Easter is a registered attorney, but her status is listed as "inactive" on the State Bar of California's website.

As part of the plea bargain, Deputy District Attorney Christopher Duff dismissed felony charges of conspiracy to procure the false arrest and charging of the volunteer and conspiracy to false report a crime.

Easter could have faced up to three years in prison if convicted at trial. She was ordered to report to jail on Dec. 27.

"It's my hope Ms. Easter turns things around," Hoffer said.

Her husband, attorney Kent Wycliffe Easter, is expected to go to trial on related charges next week.

Rob Marcereau, an attorney who represents the victim, praised prosecutors for their "hard work" and said his client was pleased with the plea deal.

"We're pleased Jill Easter has been found guilty of the most serious felony count she was charged with," Marcereau said. "Up until now she has claimed innocence."

The victim and her family were also "pleased the terms of the sentence require her to spend" time behind bars, "as opposed to home confinement or ankle monitoring," Marcereau said.

Given prison overcrowding and the nature of the offense, there was no guarantee Jill Easter would have had to spend any time behind bars even if she had been convicted at trial, Marcereau said.

"Another thing that both me and my clients are pleased with is the court issuing a restraining order against Jill Easter, precluding her from any further stalking or harassing of (the victim) or her family," Marcereau said.

"Up until the arrest there was a history of harassment."

The victim has filed a civil lawsuit against the defendants, but it is on hold until the criminal complaints are resolved, Marcereau said. The lawsuit alleges false imprisonment, intentional infliction of emotional distress and negligent infliction of emotional distress.

"This guilty order and sentencing is definitely the first step in the healing process (for the victim) and her family," Marcereau said.

Easter's attorney, Paul Meyer, said the plea bargain was a "very fair resolution."

The couple were indicted a year ago, accused of planting prescription pills, marijuana and a pot pipe in the car of a parent volunteer at their son's school.

They were charged with one felony count each of conspiracy to procure the false arrest and charging of the volunteer, false imprisonment and conspiracy to falsely report a crime.

The Easters were accused of conspiring to put painkillers -- Vicodin and Percocet -- and some cannabis and a pipe behind the driver's seat of the victim's vehicle, Duff said. They were angry at the woman over how she was supervising their son at an elementary school, he alleged.
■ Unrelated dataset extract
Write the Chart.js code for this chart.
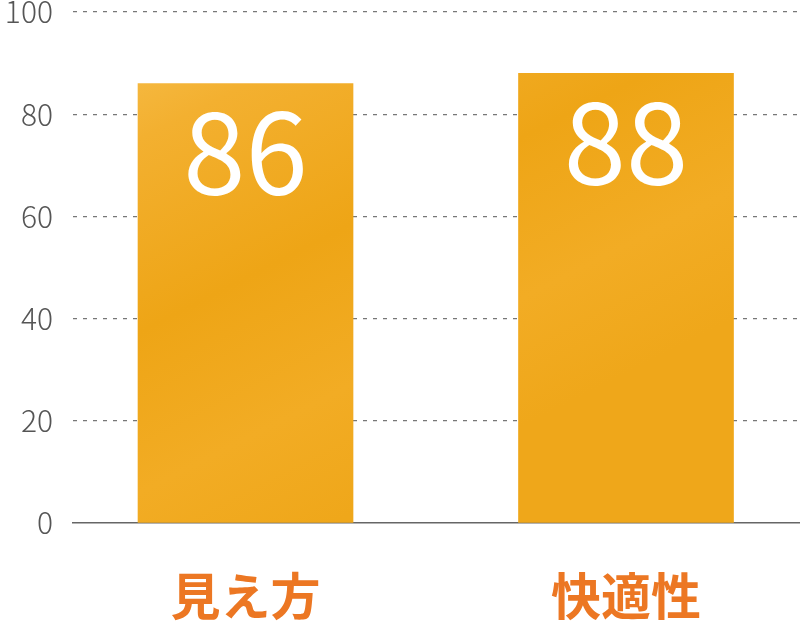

The couple made cell phone calls and sent text messages to one another as Kent Easter drove to the woman's home to plant the drugs in her unlocked vehicle just after midnight on Feb. 16, 2011, Duff alleged.

Kent Easter allegedly called Irvine police about 1:15 p.m. that same day, gave a fake name and phone number and said he was a concerned parent who saw the woman's car being driven erratically at the elementary school.

Irvine police stopped the woman, who agreed to let police search her car and home, Duff said. Officers started to doubt the drugs belonged to the woman, and the investigation led to the Easters, Duff said.